Мало что могло так благоприятствовать ироничному опьянению. Редко какая весна давала мне вкусить столько солнечного света. Не без упоения копался я в своем саду, просчитывая противоположные возможности (чего только не думалось... но все встало на свои места только в мае. Посадил я, помню, двадцатого — бросив вызов судьбе, правда, вовсе в нее не веря). Беспредельная тоска и меланхолия, глубокая, искушенная ясность мысли привносили в мою жизнь самые разные смыслы (трудно было их примирить друг с другом). Условия существования не располагали к творчеству, но моя мысль освободилась от оков, достигла зрелости. Я просто хмелел от чувства какой-то победы, разорванный мир простирался пёредо мной во всей своей открытости. Сегодня эти страницы представляются мне Нерешительными — они перегружены неподобающими лирическими взлетами, но будучи в ударе от первого впечатления, я подумал, что в них открывалась глубокая истина.

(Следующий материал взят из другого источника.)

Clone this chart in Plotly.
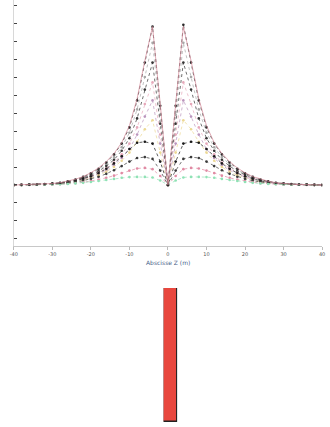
import plotly.graph_objects as go

# Abscissa (m)
x = [-40, -38, -36, -34, -32, -30, -28, -26, -24, -22, -20, -18, -16, -14, -12, -10, -8, -6, -4, -2,
     0, 2, 4, 6, 8, 10, 12, 14, 16, 18, 20, 22, 24, 26, 28, 30, 32, 34, 36, 38, 40]

s1 = [0, 0.01, 0.02, 0.03, 0.05, 0.08, 0.12, 0.2, 0.3, 0.45, 0.65, 0.9, 1.25, 1.7, 2.3, 3.2, 4.7, 6.8, 8.8, 4.4,
      0, 4.4, 8.9, 6.8, 4.7, 3.2, 2.3, 1.7, 1.25, 0.9, 0.65, 0.45, 0.3, 0.2, 0.12, 0.08, 0.05, 0.03, 0.02, 0.01, 0]
s2 = [0, 0.01, 0.02, 0.03, 0.05, 0.08, 0.13, 0.21, 0.32, 0.47, 0.68, 0.95, 1.3, 1.75, 2.35, 3.3, 4.8, 6.9, 8.8, 4.5,
      0, 4.5, 8.8, 6.9, 4.8, 3.3, 2.35, 1.75, 1.3, 0.95, 0.68, 0.47, 0.32, 0.21, 0.13, 0.08, 0.05, 0.03, 0.02, 0.01, 0]
s3 = [0, 0.01, 0.02, 0.03, 0.04, 0.07, 0.11, 0.18, 0.28, 0.42, 0.6, 0.83, 1.15, 1.55, 2.1, 2.9, 4.2, 6.0, 7.9, 3.9,
      0, 3.9, 7.9, 6.0, 4.2, 2.9, 2.1, 1.55, 1.15, 0.83, 0.6, 0.42, 0.28, 0.18, 0.11, 0.07, 0.04, 0.03, 0.02, 0.01, 0]
s4 = [0, 0.01, 0.02, 0.03, 0.04, 0.06, 0.1, 0.17, 0.26, 0.38, 0.55, 0.76, 1.05, 1.4, 1.9, 2.6, 3.7, 5.3, 6.8, 3.4,
      0, 3.4, 6.8, 5.3, 3.7, 2.6, 1.9, 1.4, 1.05, 0.76, 0.55, 0.38, 0.26, 0.17, 0.1, 0.06, 0.04, 0.03, 0.02, 0.01, 0]
s5 = [0, 0.01, 0.01, 0.02, 0.04, 0.06, 0.09, 0.15, 0.23, 0.34, 0.49, 0.68, 0.93, 1.25, 1.7, 2.3, 3.2, 4.5, 5.7, 2.8,
      0, 2.8, 5.7, 4.5, 3.2, 2.3, 1.7, 1.25, 0.93, 0.68, 0.49, 0.34, 0.23, 0.15, 0.09, 0.06, 0.04, 0.02, 0.01, 0.01, 0]
s6 = [0, 0, 0.01, 0.02, 0.03, 0.05, 0.08, 0.13, 0.2, 0.3, 0.43, 0.6, 0.82, 1.1, 1.5, 2.0, 2.8, 3.8, 4.7, 2.3,
      0, 2.3, 4.7, 3.8, 2.8, 2.0, 1.5, 1.1, 0.82, 0.6, 0.43, 0.3, 0.2, 0.13, 0.08, 0.05, 0.03, 0.02, 0.01, 0, 0]
s7 = [0, 0, 0.01, 0.02, 0.03, 0.05, 0.07, 0.12, 0.18, 0.27, 0.39, 0.54, 0.74, 1.0, 1.35, 1.8, 2.4, 3.1, 3.6, 1.8,
      0, 1.8, 3.6, 3.1, 2.4, 1.8, 1.35, 1.0, 0.74, 0.54, 0.39, 0.27, 0.18, 0.12, 0.07, 0.05, 0.03, 0.02, 0.01, 0, 0]
s8 = [0, 0, 0.01, 0.02, 0.04, 0.06, 0.1, 0.15, 0.23, 0.34, 0.48, 0.66, 0.9, 1.2, 1.6, 2.0, 2.35, 2.4, 2.3, 1.3,
      0, 1.3, 2.3, 2.4, 2.35, 2.0, 1.6, 1.2, 0.9, 0.66, 0.48, 0.34, 0.23, 0.15, 0.1, 0.06, 0.04, 0.02, 0.01, 0, 0]
s9 = [0, 0, 0.01, 0.02, 0.03, 0.04, 0.07, 0.1, 0.16, 0.24, 0.34, 0.46, 0.62, 0.82, 1.05, 1.3, 1.5, 1.55, 1.45, 0.8,
      0, 0.8, 1.45, 1.55, 1.5, 1.3, 1.05, 0.82, 0.62, 0.46, 0.34, 0.24, 0.16, 0.1, 0.07, 0.04, 0.03, 0.02, 0.01, 0, 0]
s10 = [0, 0, 0, 0.01, 0.02, 0.03, 0.04, 0.07, 0.1, 0.15, 0.22, 0.3, 0.4, 0.52, 0.66, 0.8, 0.92, 0.95, 0.88, 0.5,
       0, 0.5, 0.88, 0.95, 0.92, 0.8, 0.66, 0.52, 0.4, 0.3, 0.22, 0.15, 0.1, 0.07, 0.04, 0.03, 0.02, 0.01, 0, 0, 0]
s11 = [0, 0, 0.01, 0.01, 0.02, 0.03, 0.04, 0.06, 0.09, 0.12, 0.17, 0.22, 0.28, 0.34, 0.4, 0.44, 0.45, 0.45, 0.42, 0.25,
       0, 0.25, 0.42, 0.45, 0.45, 0.44, 0.4, 0.34, 0.28, 0.22, 0.17, 0.12, 0.09, 0.06, 0.04, 0.03, 0.02, 0.01, 0.01, 0, 0]

series = [s3, s4, s5, s6, s7, s8, s9, s10, s11, s1, s2]
colors = ["#a8a8a8", "#333333", "#e6a8ba", "#bb95bd", "#ecd894", "#1a1a1a", "#3a3a3a",
          "#e08aa3", "#8fe2b5", "#2a2a2a", "#d48697"]
modes = ["lines+markers"] * 10 + ["lines"]

x_ticks = [-40, -30, -20, -10, 0, 10, 20, 30, 40]
x_title = "Abscisse Z (m)"
bar_cat = ["a"]
bar_val = [1]

fig = go.Figure()
for s, c, m in zip(series, colors, modes):
    fig.add_trace(go.Scatter(
        x=x, y=s, mode=m,
        line=dict(color=c, width=0.7, dash="solid" if m == "lines" else "dot"),
        marker=dict(color=c, size=2.6),
        showlegend=False, xaxis="x", yaxis="y"))

fig.add_trace(go.Bar(x=bar_cat, y=bar_val, width=1,
                     marker=dict(color="#e8473e", line=dict(color="#222", width=1.5)),
                     showlegend=False, xaxis="x2", yaxis="y2"))

fig.update_layout(
    width=330, height=427, margin=dict(l=0, r=0, t=0, b=0),
    paper_bgcolor="white", plot_bgcolor="white",
    xaxis=dict(domain=[10/330, 325/330], range=[-40, 40], tickvals=x_ticks,
               ticktext=[str(v) for v in x_ticks],
               showgrid=False, zeroline=False, showline=True, linecolor="#c8c8c8", linewidth=1,
               ticks="outside", ticklen=3, tickcolor="#bbb",
               tickfont=dict(size=5, color="#555", family="DejaVu Sans"), anchor="y"),
    yaxis=dict(domain=[1-246/427, 1], range=[-3.39, 10.28], dtick=1,
               showgrid=False, zeroline=False, showline=True, linecolor="#d8d8d8", linewidth=1,
               ticks="inside", ticklen=3, tickcolor="#444", showticklabels=False, anchor="x"),
    xaxis2=dict(domain=[163/330, 177/330], range=[-0.5, 0.5], visible=False, anchor="y2"),
    yaxis2=dict(domain=[1-422/427, 1-288/427], range=[0, 1], visible=False, anchor="x2"),
    bargap=0,
    annotations=[dict(text=x_title, xref="paper", yref="paper", x=168/330, y=1-262/427,
                      showarrow=False, font=dict(size=6, color="#4a5f8a", family="DejaVu Sans"))],
)

fig.write_html("out.html", config={"displayModeBar": False},
               post_script="document.body.style.margin='0';document.body.style.overflow='hidden';")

Вот уже около двух лет я все глубже погружаюсь во внутренний опыт. Передо мной открылись тайны описанных мистиками состояний. Опыт, правда, обходился без предпосылок, с которыми думали его связать мистики. Его следствия сходились с тем, что вытекало из моих долгих размышлений над смехом и эротизмом — равно как и с тем, к чему меня подвело книжное знание и пылкое опробование области священного. С проблемами метода я столкнулся много позже, поначалу попросту блуждал в потемках — по крайней мере, с точки зрения науки, философии, знания. Когда, более чем год спустя, я добился-таки своего — об этом рассказано в другой книге — я оказался во власти чрезмерной, по-настоящему отвратительной ясности ума — и потом уже мне не надо было что-то делать, я был не в силах задумать проект, мной владело отвращение, которое я описал под именем “казни”.]